Lo prohibido. Lo velado. Lo sutil. Lo escondido. Lo turbio no representado. Lo impúdico provocado para dejar que sea la mente del espectador la que termine de pintar la escena. Y lo voluptuoso. Lo lascivo. Lo explícito. Lo crudo. Lo brutal. Lo sexual sin velos. ¿Dónde está la provocación? ¿Dónde lo artístico? ¿Deja de ser artística una obra que retrata con crudeza una escena que, por determinaciones culturales, debe desarrollarse en la privacidad que garantizan cuatro paredes?

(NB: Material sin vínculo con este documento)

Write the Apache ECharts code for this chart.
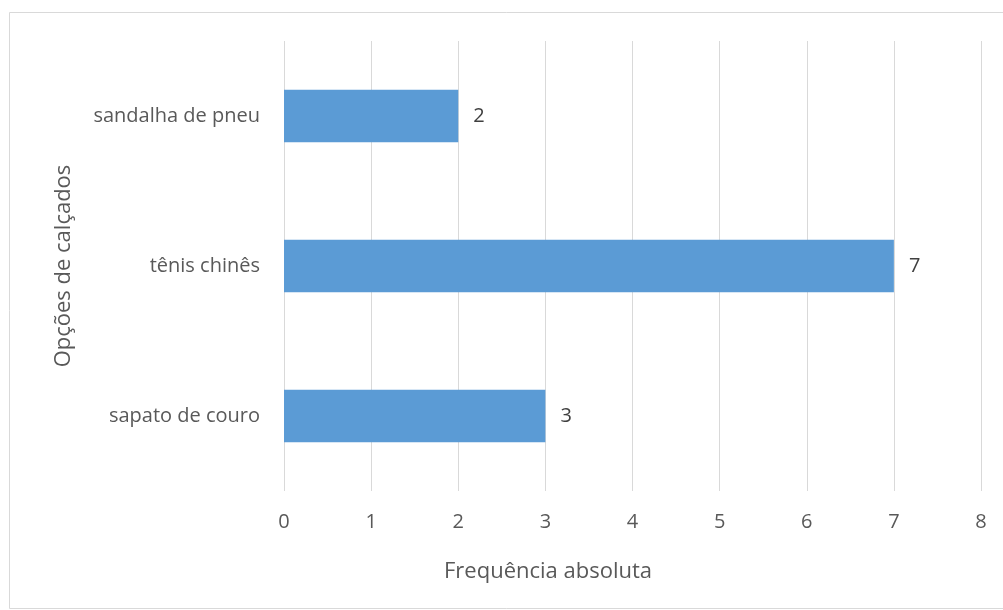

La excitación sexual. Quiero pensar que todo se reduce a un tema personal. A una valoración estrictamente subjetiva. Esto, junto con una serie de valores aceptados por los más en un lugar, en un tiempo y en una cultura determinados. En nuestra hipocresía, no nos molesta ver desnudo al David de Miguel Ángel, ni nos espanta recordar, con la ayuda del pincel de algún europeo del norte, la bestialidad de Zeus-toro penetrando a Europa-muchacha-inocente, ni las figuras fálicas en piedra de las culturas primitivas, ni los pechos exuberantes y las vaginas hinchadas de las esculturas de los antiguos mediterráneos, ni la desnudez sensual y perfecta de las africanas que aparecen en un Coffe Table Book de Assouline (“las tetas de las blancas aparecen en Playboy; las de las negras, en National Geographic”, dijo, sintiéndose chistoso, un cantautor argentino. Hace unos días, recordé al pensar en esto, un estudiante haitiano sufrió por el anacrónico comportamiento racista de un grupo de personas en una universidad tamaulipeca. No me alarmó lo políticamente incorrecto del hecho en primera instancia. Más me molestó el acontecimiento porque el racismo ya ni siquiera resulta trendy); sí nos escandaliza, en cambio, la sugestión de una obra balthusiana, la provocación implícita de la Olimpia de Manet y la escondida lascivia de sus personajes tumbados en la hierba.

El artista no provoca más que si se deja provocar el puritano (la obra de arte sólo se termina cuando se genera la comunicación entre el artista y el observador). Montoya pinta, en las poses más atrevidas que es posible imaginar, a cien mujeres libidinosas. Y a todos nos gusta. Aunque sintamos que la sociedad espera de nosotros que desviemos la mirada.

Entrevistaron a Balthus y le preguntaron sobre su obsesión lujuriosa por las niñas impúberes. El polaco reaccionó con sorpresa. Y les dijo a sus espectadores que él no hacía más que representar niñas. Los depravados, señores, son ustedes.